--- WORK TO DO ---
Omit all pictures and transcribe only the lines in the entries below that run from the line with "Output the LaTeX" through the line with "(0,0) rectangle (1194,671);".

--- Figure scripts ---
....
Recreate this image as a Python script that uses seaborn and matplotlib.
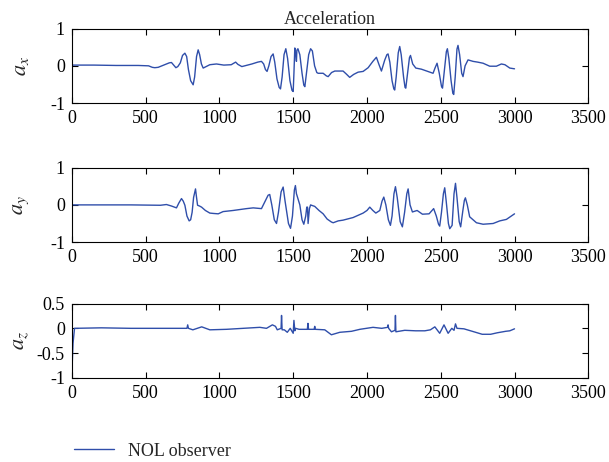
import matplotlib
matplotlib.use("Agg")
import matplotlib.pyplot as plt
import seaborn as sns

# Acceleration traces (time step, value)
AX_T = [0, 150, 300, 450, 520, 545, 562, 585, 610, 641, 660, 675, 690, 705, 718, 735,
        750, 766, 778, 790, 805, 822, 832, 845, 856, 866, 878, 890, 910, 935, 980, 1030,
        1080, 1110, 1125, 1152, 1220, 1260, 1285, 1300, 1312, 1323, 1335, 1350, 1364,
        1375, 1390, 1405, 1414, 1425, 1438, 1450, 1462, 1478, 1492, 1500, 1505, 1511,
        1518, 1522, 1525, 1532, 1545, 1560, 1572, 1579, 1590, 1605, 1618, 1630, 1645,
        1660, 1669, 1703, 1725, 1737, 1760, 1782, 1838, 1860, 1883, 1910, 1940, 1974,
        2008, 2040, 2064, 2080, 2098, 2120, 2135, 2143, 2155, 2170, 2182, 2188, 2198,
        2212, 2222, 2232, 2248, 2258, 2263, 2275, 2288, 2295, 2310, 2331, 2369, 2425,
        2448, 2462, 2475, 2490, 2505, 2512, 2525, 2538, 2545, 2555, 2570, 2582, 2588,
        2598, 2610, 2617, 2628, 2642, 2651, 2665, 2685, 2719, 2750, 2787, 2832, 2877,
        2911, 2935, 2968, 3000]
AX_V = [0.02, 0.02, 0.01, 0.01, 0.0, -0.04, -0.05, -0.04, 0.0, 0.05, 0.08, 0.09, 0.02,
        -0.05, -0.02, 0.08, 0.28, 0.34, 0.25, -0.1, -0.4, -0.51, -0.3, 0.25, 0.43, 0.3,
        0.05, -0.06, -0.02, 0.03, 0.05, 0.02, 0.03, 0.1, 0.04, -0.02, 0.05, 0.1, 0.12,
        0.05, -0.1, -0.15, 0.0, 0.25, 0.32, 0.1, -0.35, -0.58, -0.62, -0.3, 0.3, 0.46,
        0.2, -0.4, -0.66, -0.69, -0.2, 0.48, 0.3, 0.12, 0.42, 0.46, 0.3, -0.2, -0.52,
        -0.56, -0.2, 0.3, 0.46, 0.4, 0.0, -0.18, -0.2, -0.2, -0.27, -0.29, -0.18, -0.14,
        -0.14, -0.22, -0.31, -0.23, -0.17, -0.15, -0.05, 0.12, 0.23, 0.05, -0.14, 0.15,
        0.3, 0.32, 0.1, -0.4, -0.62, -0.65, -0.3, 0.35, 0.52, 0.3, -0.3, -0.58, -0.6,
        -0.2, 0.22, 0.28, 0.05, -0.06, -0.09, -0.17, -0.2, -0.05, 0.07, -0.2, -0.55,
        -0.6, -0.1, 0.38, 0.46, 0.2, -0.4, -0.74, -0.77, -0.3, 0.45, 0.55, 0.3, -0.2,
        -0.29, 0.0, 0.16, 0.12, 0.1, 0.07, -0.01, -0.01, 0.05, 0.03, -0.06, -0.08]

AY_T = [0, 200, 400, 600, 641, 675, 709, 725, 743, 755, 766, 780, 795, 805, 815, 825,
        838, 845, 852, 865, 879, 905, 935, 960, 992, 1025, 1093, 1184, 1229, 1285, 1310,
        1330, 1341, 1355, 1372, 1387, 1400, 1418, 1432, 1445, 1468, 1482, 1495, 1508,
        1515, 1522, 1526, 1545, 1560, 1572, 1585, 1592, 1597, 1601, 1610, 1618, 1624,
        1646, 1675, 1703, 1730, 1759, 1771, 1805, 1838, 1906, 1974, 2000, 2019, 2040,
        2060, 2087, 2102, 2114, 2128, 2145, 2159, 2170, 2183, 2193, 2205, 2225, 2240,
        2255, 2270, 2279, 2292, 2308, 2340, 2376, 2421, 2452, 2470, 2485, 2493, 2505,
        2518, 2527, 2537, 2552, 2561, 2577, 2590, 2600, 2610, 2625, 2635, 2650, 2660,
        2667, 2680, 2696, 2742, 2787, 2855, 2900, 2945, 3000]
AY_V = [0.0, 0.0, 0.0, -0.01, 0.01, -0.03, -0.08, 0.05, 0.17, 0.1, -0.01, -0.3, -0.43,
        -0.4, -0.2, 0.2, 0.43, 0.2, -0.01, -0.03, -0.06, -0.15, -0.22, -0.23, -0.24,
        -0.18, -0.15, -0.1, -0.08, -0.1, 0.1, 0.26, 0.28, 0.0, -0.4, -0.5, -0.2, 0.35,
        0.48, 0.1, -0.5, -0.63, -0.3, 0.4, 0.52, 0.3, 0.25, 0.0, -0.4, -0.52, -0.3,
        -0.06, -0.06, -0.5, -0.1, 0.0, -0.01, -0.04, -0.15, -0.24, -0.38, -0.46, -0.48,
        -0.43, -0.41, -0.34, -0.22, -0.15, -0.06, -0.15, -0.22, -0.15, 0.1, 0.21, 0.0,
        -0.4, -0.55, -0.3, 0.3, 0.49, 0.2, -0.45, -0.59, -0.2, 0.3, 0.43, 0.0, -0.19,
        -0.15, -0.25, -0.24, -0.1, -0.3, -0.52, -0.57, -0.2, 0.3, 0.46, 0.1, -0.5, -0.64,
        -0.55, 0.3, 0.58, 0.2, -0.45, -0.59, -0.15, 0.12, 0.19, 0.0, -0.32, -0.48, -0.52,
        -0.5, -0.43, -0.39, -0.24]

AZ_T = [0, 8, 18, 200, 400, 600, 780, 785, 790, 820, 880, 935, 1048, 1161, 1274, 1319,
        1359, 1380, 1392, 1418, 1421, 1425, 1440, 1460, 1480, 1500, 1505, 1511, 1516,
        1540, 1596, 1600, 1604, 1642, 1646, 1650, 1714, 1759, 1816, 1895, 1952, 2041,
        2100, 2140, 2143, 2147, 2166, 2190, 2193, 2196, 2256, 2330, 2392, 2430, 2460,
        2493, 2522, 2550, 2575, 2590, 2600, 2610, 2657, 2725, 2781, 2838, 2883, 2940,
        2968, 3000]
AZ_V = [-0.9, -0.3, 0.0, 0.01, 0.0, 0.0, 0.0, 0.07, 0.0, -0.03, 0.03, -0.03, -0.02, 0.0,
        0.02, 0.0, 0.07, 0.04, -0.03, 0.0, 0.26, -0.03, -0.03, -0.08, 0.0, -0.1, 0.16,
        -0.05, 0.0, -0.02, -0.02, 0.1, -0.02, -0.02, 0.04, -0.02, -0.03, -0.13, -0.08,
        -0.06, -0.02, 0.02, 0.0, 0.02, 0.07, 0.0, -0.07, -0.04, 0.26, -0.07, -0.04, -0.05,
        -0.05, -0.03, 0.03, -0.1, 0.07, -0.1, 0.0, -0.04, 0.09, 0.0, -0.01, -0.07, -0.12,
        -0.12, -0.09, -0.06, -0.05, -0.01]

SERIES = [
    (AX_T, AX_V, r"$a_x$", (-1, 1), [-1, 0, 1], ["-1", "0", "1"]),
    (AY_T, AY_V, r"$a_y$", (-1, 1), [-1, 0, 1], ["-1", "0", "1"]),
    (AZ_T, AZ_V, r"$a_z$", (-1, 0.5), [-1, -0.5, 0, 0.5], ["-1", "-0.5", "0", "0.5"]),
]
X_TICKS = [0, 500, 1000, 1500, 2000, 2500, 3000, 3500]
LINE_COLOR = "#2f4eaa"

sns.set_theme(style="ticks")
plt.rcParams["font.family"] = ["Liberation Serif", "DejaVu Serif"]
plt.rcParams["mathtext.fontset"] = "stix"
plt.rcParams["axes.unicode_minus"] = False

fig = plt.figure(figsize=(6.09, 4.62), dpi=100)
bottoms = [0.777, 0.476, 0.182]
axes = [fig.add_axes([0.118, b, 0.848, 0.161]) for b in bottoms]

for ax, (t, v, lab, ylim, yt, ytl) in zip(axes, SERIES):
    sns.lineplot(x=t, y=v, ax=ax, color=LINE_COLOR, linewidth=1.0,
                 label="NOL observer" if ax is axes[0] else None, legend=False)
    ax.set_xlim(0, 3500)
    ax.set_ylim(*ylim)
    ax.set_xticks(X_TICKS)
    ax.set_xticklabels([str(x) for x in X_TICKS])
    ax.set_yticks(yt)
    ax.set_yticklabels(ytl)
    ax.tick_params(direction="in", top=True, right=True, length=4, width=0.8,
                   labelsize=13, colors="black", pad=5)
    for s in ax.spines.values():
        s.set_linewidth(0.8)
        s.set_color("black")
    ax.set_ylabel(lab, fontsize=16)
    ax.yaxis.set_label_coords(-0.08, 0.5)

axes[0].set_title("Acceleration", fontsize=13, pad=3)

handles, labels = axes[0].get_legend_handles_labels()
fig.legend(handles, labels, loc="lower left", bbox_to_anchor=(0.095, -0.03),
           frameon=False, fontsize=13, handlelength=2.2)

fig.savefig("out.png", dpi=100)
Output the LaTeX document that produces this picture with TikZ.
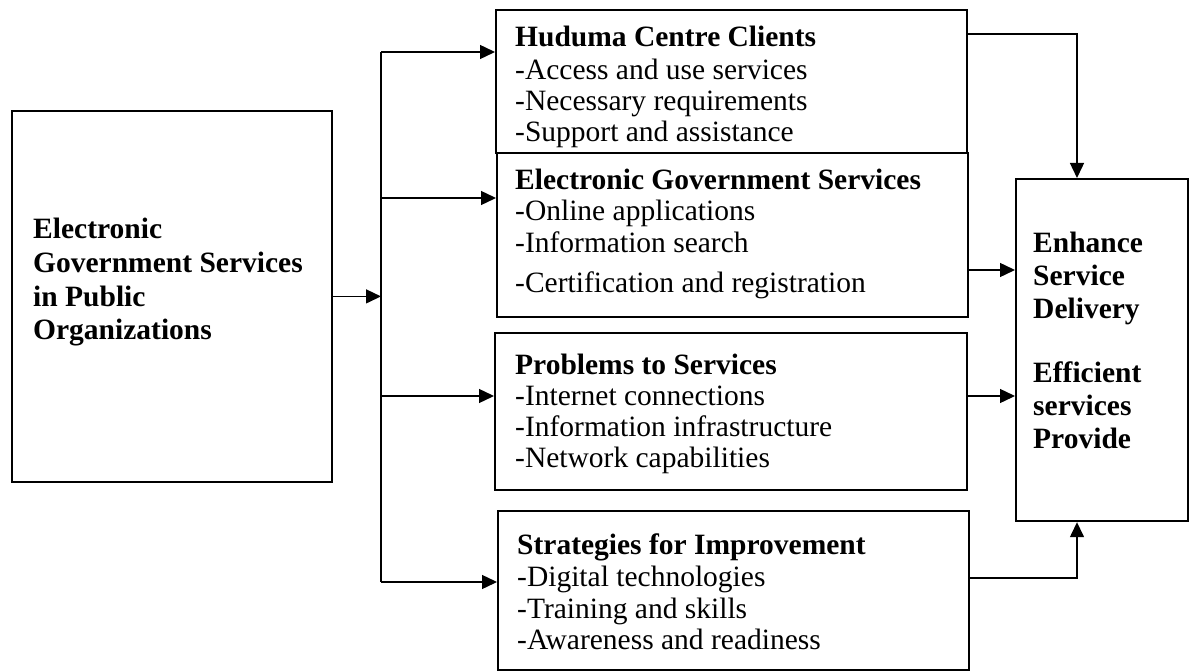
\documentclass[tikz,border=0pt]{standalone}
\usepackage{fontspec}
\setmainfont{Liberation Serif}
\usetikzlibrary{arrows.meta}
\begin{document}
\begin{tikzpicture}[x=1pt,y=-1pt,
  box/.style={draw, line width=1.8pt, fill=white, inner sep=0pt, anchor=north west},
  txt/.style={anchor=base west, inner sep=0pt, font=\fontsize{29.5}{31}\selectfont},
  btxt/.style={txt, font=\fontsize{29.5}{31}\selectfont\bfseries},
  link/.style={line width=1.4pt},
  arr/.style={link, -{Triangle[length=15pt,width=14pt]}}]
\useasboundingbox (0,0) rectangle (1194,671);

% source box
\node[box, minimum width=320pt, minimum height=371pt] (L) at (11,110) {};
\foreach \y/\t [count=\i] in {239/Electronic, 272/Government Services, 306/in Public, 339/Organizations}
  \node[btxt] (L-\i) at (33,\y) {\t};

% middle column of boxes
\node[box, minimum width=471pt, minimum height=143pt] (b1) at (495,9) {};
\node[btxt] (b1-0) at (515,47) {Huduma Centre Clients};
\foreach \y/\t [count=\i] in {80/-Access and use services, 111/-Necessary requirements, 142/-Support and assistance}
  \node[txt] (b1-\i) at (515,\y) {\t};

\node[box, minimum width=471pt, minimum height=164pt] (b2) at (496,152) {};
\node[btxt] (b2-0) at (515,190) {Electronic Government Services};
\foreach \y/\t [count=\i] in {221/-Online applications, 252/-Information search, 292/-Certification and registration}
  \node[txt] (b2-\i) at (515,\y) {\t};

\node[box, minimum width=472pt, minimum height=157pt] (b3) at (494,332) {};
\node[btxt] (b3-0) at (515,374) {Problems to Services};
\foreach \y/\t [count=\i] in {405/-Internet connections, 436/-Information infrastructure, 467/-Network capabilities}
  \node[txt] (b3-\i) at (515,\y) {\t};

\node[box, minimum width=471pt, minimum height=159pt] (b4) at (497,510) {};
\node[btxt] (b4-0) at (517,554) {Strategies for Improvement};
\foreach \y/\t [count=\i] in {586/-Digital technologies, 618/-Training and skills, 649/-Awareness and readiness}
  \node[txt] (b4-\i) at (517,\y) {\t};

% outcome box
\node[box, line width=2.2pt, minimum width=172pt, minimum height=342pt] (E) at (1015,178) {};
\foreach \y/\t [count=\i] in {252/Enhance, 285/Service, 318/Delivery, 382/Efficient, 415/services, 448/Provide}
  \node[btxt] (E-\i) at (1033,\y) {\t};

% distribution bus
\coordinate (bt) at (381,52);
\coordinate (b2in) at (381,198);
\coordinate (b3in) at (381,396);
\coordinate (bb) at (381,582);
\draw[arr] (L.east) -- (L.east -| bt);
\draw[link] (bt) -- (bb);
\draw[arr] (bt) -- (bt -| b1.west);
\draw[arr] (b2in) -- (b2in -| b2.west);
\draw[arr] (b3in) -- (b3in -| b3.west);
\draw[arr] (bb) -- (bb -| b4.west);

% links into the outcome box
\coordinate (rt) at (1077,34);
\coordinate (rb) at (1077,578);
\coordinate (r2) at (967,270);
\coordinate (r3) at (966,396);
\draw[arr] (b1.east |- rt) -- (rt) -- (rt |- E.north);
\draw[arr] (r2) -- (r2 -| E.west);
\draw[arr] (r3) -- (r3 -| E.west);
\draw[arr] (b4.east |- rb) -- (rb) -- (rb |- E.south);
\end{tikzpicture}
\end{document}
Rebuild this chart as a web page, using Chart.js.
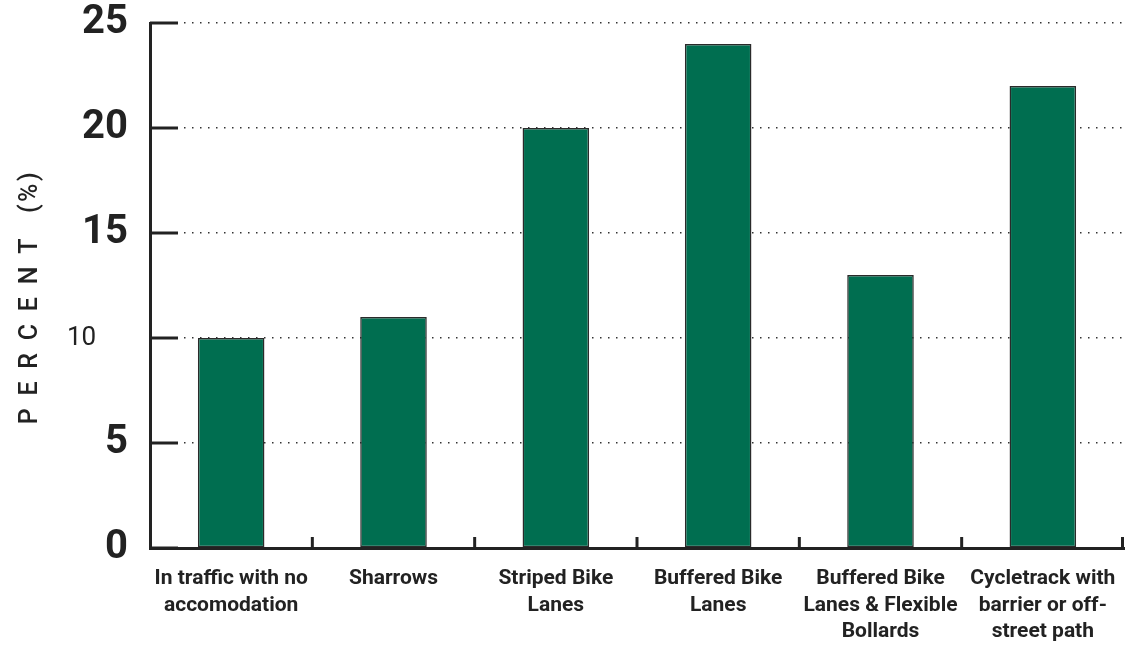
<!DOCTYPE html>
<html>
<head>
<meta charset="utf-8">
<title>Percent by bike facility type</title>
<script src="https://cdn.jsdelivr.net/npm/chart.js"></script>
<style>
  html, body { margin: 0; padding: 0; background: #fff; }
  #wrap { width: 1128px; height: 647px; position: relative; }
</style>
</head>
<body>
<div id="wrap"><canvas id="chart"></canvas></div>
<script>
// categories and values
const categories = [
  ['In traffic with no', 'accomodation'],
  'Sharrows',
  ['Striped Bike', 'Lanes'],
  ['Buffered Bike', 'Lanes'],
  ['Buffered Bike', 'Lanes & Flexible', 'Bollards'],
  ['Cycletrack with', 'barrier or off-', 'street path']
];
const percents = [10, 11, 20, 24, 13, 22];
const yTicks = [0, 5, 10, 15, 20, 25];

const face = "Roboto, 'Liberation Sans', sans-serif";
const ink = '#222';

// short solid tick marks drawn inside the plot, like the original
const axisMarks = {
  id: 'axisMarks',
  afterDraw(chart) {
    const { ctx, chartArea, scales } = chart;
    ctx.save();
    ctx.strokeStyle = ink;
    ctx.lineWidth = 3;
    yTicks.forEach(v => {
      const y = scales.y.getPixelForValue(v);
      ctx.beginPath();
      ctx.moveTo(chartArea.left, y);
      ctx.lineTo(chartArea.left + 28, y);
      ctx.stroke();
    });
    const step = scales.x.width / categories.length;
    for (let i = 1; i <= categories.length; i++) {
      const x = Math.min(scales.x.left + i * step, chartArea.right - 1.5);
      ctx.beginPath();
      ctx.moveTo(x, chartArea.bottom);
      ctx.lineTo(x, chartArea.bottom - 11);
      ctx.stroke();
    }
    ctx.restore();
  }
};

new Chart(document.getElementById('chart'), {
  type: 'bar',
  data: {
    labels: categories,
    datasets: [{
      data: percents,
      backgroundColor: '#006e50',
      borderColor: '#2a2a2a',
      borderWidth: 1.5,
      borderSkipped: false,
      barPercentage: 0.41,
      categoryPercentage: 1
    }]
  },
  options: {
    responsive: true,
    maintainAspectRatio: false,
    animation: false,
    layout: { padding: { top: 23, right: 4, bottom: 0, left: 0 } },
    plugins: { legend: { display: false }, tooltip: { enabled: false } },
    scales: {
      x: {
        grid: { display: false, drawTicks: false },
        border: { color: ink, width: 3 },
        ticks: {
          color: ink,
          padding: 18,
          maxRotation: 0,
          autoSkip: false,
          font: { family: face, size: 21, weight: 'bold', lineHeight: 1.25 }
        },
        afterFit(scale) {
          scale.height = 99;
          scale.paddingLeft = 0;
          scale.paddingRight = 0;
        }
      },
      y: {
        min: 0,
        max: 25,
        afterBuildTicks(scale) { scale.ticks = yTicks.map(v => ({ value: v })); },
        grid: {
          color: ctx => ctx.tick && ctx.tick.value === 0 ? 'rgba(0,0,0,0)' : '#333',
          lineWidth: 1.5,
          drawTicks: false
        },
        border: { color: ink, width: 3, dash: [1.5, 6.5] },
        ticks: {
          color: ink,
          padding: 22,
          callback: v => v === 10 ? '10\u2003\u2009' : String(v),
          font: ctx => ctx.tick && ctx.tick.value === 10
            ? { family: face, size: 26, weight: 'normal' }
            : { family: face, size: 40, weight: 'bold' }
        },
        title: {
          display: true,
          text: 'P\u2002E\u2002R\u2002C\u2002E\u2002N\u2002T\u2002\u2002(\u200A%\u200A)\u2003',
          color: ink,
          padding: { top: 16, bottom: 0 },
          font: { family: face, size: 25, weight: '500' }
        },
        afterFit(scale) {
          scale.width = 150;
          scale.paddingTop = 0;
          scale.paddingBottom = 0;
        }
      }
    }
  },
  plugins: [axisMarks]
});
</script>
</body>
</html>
....
--- RESULT FOR THIS EXERCISE ---
Output the LaTeX document that produces this picture with TikZ.
\documentclass[tikz,border=0pt]{standalone}
\usepackage{fontspec}
\setmainfont{Liberation Serif}
\usetikzlibrary{arrows.meta}
\begin{document}
\begin{tikzpicture}[x=1pt,y=-1pt,
  box/.style={draw, line width=1.8pt, fill=white, inner sep=0pt, anchor=north west},
  txt/.style={anchor=base west, inner sep=0pt, font=\fontsize{29.5}{31}\selectfont},
  btxt/.style={txt, font=\fontsize{29.5}{31}\selectfont\bfseries},
  link/.style={line width=1.4pt},
  arr/.style={link, -{Triangle[length=15pt,width=14pt]}}]
\useasboundingbox (0,0) rectangle (1194,671);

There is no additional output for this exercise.